Moses to receive Vanderbilt Distinguished Alumni Award

Harold “Hal” Moses, the Ingram Professor of Cancer Research at Vanderbilt University, is the recipient of the 2014 Distinguished Alumni Award—the highest honor for a member of the Vanderbilt alumni community. Moses is a highly acclaimed international lecturer and world-renowned scholar in the field of cancer biology. He is a 1962 graduate of Vanderbilt University School of Medicine.

Established in 1996 by Vanderbilt’s Alumni Association, the award recognizes an alumnus/alumna whose accomplishments and contributions have had the broadest impact and most positive effect on humankind. Recipients of the Distinguished Alumni Award are celebrated for going beyond their successful vocation and bringing benefit to the universal community.

Photo by Anne Rayner

Much of Moses’s research career has been related to cellular activity and growth in breast cancer and the crucial discoveries from his research team have served as building blocks for other cancer scientists. His achievements have also been recognized with the 2013 American Association of Cancer Research Award for Lifetime Achievement in Cancer Research, the Earl Sutherland Prize for Achievement in Research at Vanderbilt and the T.J. Martell Foundation Lifetime Achievement Medical Research Award.

Moses has served as president of the American Association for Cancer Research, president of the Association of American Cancer Institutes, co-chair of the National Cancer Institute Progress Review Group and chair of the NCI Cancer Centers review panel. He is a member of the Institute of Medicine of the National Academies where he was the founding chair of the National Cancer Policy Forum.

Moses, a graduate of Berea College in Kentucky and of the Vanderbilt University School of Medicine, completed his residency at Vanderbilt University Medical Center and did his postdoctoral research training at the National Institutes of Health. After five years as a Vanderbilt faculty member in the Department of Pathology, he joined the Department of Cell Biology at the Mayo Clinic in Rochester, Minn., serving as chair of the Department of Cell Biology for six years before returning to Vanderbilt in 1985 as professor and chair of the Department of Cell Biology.

He is currently a professor of Medicine and Pathology, acting chair of Cancer Biology and director emeritus of the Vanderbilt-Ingram Cancer Center (VICC), where he was the founding director.
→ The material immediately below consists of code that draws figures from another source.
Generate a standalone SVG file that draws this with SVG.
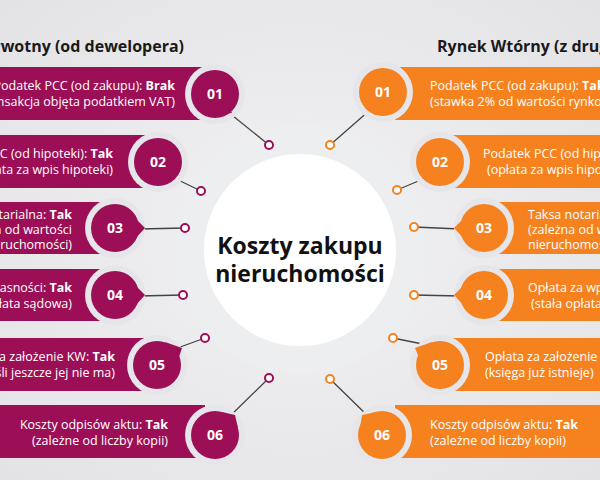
<svg xmlns="http://www.w3.org/2000/svg" width="600" height="480" viewBox="0 0 600 480">
<defs>
<radialGradient id="bg" cx="50%" cy="50%" r="70%"><stop offset="0" stop-color="#f2f2f4"/><stop offset="1" stop-color="#e3e3e6"/></radialGradient>
</defs>
<style>
text{font-family:"Open Sans","Noto Sans","Liberation Sans",sans-serif}
.t{font-size:12.5px;fill:#fff}
.b{font-weight:bold}
.n{font-size:14px;font-weight:bold;fill:#fff;text-anchor:middle}
.h{font-size:16px;font-weight:bold;fill:#1a1a1a}
.m{fill:#9c0f56}.o{fill:#f5821f}
.ring{fill:#e6e6ea}
.ln{stroke:#444;stroke-width:1.3;fill:none}
.dm{fill:#fff;stroke:#9c0f56;stroke-width:2}
.do{fill:#fff;stroke:#f5821f;stroke-width:2}
</style>
<rect width="600" height="480" fill="url(#bg)"/>
<circle cx="300" cy="250" r="125" fill="#eceef0"/>
<circle cx="300" cy="250" r="96" fill="#fff"/>
<g id="center"><text x="300" y="254" font-size="23" font-weight="bold" fill="#111" text-anchor="middle">Koszty zakupu</text><text x="300" y="282" font-size="23" font-weight="bold" fill="#111" text-anchor="middle">nieruchomości</text></g>
<text class="h" x="184" y="52" text-anchor="end">Rynek Pierwotny (od dewelopera)</text>
<text class="h" x="437" y="52">Rynek Wtórny (z drugiej ręki)</text>
<g id="connectors">
<path class="ln" d="M228 112L269 145M170 176L201 191M139 229L185 228M139 296L183 295M172 350L205 338M228 418L269 378"/>
<path class="ln" d="M370 110L330 145M428 177L397 190M460 229L414 227M460 296L414 295M452 350L393 338M370 418L330 379"/>
<circle class="dm" cx="269" cy="145" r="4"/><circle class="dm" cx="201" cy="191" r="4"/><circle class="dm" cx="185" cy="228" r="4"/><circle class="dm" cx="183" cy="295" r="4"/><circle class="dm" cx="205" cy="338" r="4"/><circle class="dm" cx="269" cy="378" r="4"/>
<circle class="do" cx="330" cy="145" r="4"/><circle class="do" cx="397" cy="190" r="4"/><circle class="do" cx="414" cy="227" r="4"/><circle class="do" cx="414" cy="295" r="4"/><circle class="do" cx="393" cy="338" r="4"/><circle class="do" cx="330" cy="379" r="4"/>
</g>
<g id="L1"><rect class="m" x="0" y="67" width="205" height="53"/><circle class="ring" cx="215" cy="94" r="30"/><circle class="m" cx="215" cy="94" r="24"/><path class="m" d="M205 116L232 113L225 100Z"/><text class="n" x="215" y="99">01</text>
<text class="t" x="175" y="90" text-anchor="end">Podatek PCC (od zakupu): <tspan class="b">Brak</tspan></text><text class="t" x="175" y="106" text-anchor="end">(transakcja objęta podatkiem VAT)</text></g>
<g id="L2"><rect class="m" x="0" y="135" width="150" height="53"/><circle class="ring" cx="158" cy="162" r="30"/><circle class="m" cx="158" cy="162" r="24"/><path class="m" d="M160 186L172 177L178 166Z"/><text class="n" x="158" y="167">02</text>
<text class="t" x="113" y="158" text-anchor="end">Podatek PCC (od hipoteki): <tspan class="b">Tak</tspan></text><text class="t" x="113" y="174" text-anchor="end">(opłata za wpis hipoteki)</text></g>
<g id="L3"><rect class="m" x="0" y="202" width="105" height="52"/><circle class="ring" cx="115" cy="228" r="30"/><circle class="m" cx="115" cy="228" r="24"/><path class="m" d="M135 218L145 228L135 239Z"/><text class="n" x="115" y="233">03</text>
<text class="t" x="72" y="219" text-anchor="end">Taksa notarialna: <tspan class="b">Tak</tspan></text><text class="t" x="72" y="234" text-anchor="end">(zależna od wartości</text><text class="t" x="72" y="249" text-anchor="end">nieruchomości)</text></g>
<g id="L4"><rect class="m" x="0" y="269" width="105" height="52"/><circle class="ring" cx="115" cy="295" r="30"/><circle class="m" cx="115" cy="295" r="24"/><path class="m" d="M135 285L145 295L135 306Z"/><text class="n" x="115" y="300">04</text>
<text class="t" x="72" y="292" text-anchor="end">Opłata za wpis własności: <tspan class="b">Tak</tspan></text><text class="t" x="72" y="308" text-anchor="end">(stała opłata sądowa)</text></g>
<g id="L5"><rect class="m" x="0" y="338" width="150" height="53"/><circle class="ring" cx="157" cy="365" r="30"/><circle class="m" cx="157" cy="365" r="24"/><path class="m" d="M165 342L182 348L178 360Z"/><text class="n" x="157" y="370">05</text>
<text class="t" x="115" y="361" text-anchor="end">Opłata za założenie KW: <tspan class="b">Tak</tspan></text><text class="t" x="115" y="377" text-anchor="end">(jeśli jeszcze jej nie ma)</text></g>
<g id="L6"><rect class="m" x="0" y="405" width="205" height="53"/><circle class="ring" cx="215" cy="435" r="30"/><circle class="m" cx="215" cy="435" r="24"/><path class="m" d="M222 412L235 415L238 428Z"/><text class="n" x="215" y="440">06</text>
<text class="t" x="168" y="429" text-anchor="end">Koszty odpisów aktu: <tspan class="b">Tak</tspan></text><text class="t" x="168" y="445" text-anchor="end">(zależne od liczby kopii)</text></g>
<g id="R1"><rect class="o" x="395" y="67" width="205" height="53"/><circle class="ring" cx="383" cy="92" r="30"/><circle class="o" cx="383" cy="92" r="24"/><path class="o" d="M365 108L375 115L390 114Z"/><text class="n" x="383" y="97">01</text>
<text class="t" x="430" y="90">Podatek PCC (od zakupu): <tspan class="b">Tak</tspan></text><text class="t" x="430" y="106">(stawka 2% od wartości rynkowej)</text></g>
<g id="R2"><rect class="o" x="450" y="135" width="150" height="53"/><circle class="ring" cx="440" cy="162" r="30"/><circle class="o" cx="440" cy="162" r="24"/><path class="o" d="M418 170L426 180L436 186Z"/><text class="n" x="440" y="167">02</text>
<text class="t" x="483" y="158">Podatek PCC (od hipoteki): <tspan class="b">Tak</tspan></text><text class="t" x="487" y="174">(opłata za wpis hipoteki)</text></g>
<g id="R3"><rect class="o" x="495" y="202" width="105" height="52"/><circle class="ring" cx="484" cy="228" r="30"/><circle class="o" cx="484" cy="228" r="24"/><path class="o" d="M464 218L454 228L464 239Z"/><text class="n" x="484" y="233">03</text>
<text class="t" x="528" y="219">Taksa notarialna: <tspan class="b">Tak</tspan></text><text class="t" x="528" y="234">(zależna od wartości</text><text class="t" x="528" y="249">nieruchomości)</text></g>
<g id="R4"><rect class="o" x="495" y="269" width="105" height="52"/><circle class="ring" cx="484" cy="295" r="30"/><circle class="o" cx="484" cy="295" r="24"/><path class="o" d="M464 285L454 295L464 306Z"/><text class="n" x="484" y="300">04</text>
<text class="t" x="528" y="292">Opłata za wpis własności: <tspan class="b">Tak</tspan></text><text class="t" x="531" y="308">(stała opłata sądowa)</text></g>
<g id="R5"><rect class="o" x="450" y="338" width="150" height="53"/><circle class="ring" cx="440" cy="365" r="30"/><circle class="o" cx="440" cy="365" r="24"/><path class="o" d="M432 342L415 348L420 360Z"/><text class="n" x="440" y="370">05</text>
<text class="t" x="485" y="361">Opłata za założenie KW: <tspan class="b">Nie</tspan></text><text class="t" x="485" y="377">(księga już istnieje)</text></g>
<g id="R6"><rect class="o" x="395" y="405" width="205" height="53"/><circle class="ring" cx="382" cy="435" r="30"/><circle class="o" cx="382" cy="435" r="24"/><path class="o" d="M376 412L362 415L360 428Z"/><text class="n" x="382" y="440">06</text>
<text class="t" x="430" y="429">Koszty odpisów aktu: <tspan class="b">Tak</tspan></text><text class="t" x="430" y="445">(zależne od liczby kopii)</text></g>
</svg>
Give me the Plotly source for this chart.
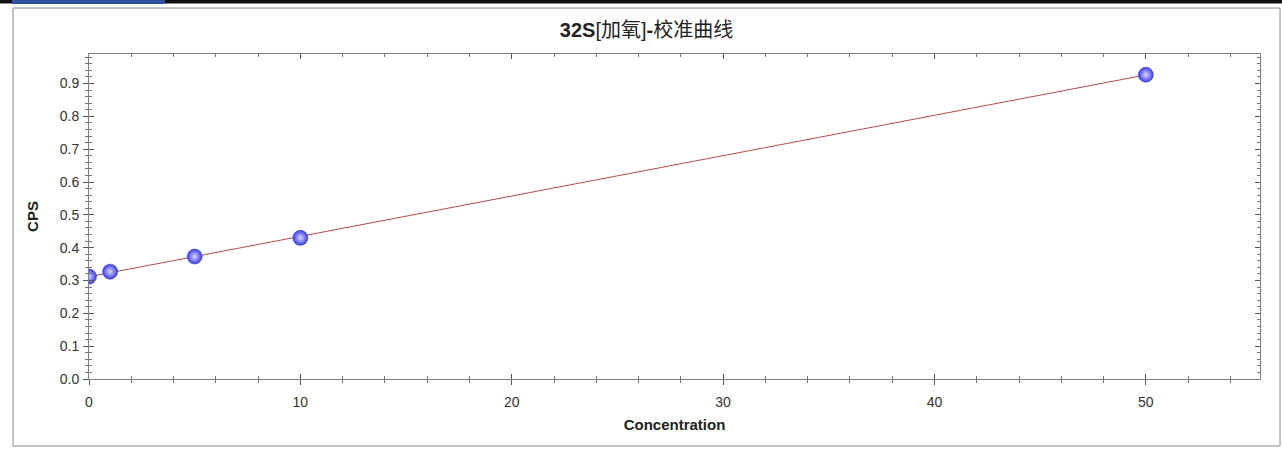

He is also the founding and current director of the Frances Williams Preston Laboratories at VICC.

Moses will officially receive the award during a ceremony in 2014.

– by Matt Anderson

 

Vanderbilt remembers first lung cancer patient advocate

Lorraine “Lori” Gail Monroe, 55, the first patient advocate at Vanderbilt-Ingram Cancer Center, died Nov. 30, 2013, after a 12-year battle with lung cancer.

Photo by John Russell

A native of Fairmount, Ind., Monroe earned a nursing degree from Western Kentucky University and work as a registered nurse. She was diagnosed with Stage IV lung cancer in September 2001 at age 42.

In order to ensure the development of new therapies, Monroe became a pioneering patient advocate with the National Cancer Institute’s Lung SPORE (Specialized Programs of Research Excellence) at VICC. She was also featured in Momentum Fall/Winter 2010 in an article about the smoking stigma associated with lung cancer. Monroe quit smoking when she was 28.

In 2007, Monroe joined with Kim Norris and David Sturges to found the Lung Cancer Foundation of America. LCFA’s mission is the dramatic improvement in survivorship of lung cancer patients through the funding of transformative science, with the ultimate goal of curing the disease.

Monroe developed an insider’s knowledge of the key institutions, projects and personnel in the world of lung cancer research. She leveraged this knowledge, combined with her considerable Southern charm, to address the lack of funding for lung cancer research, along with the stigma endlessly encountered by lung cancer patients.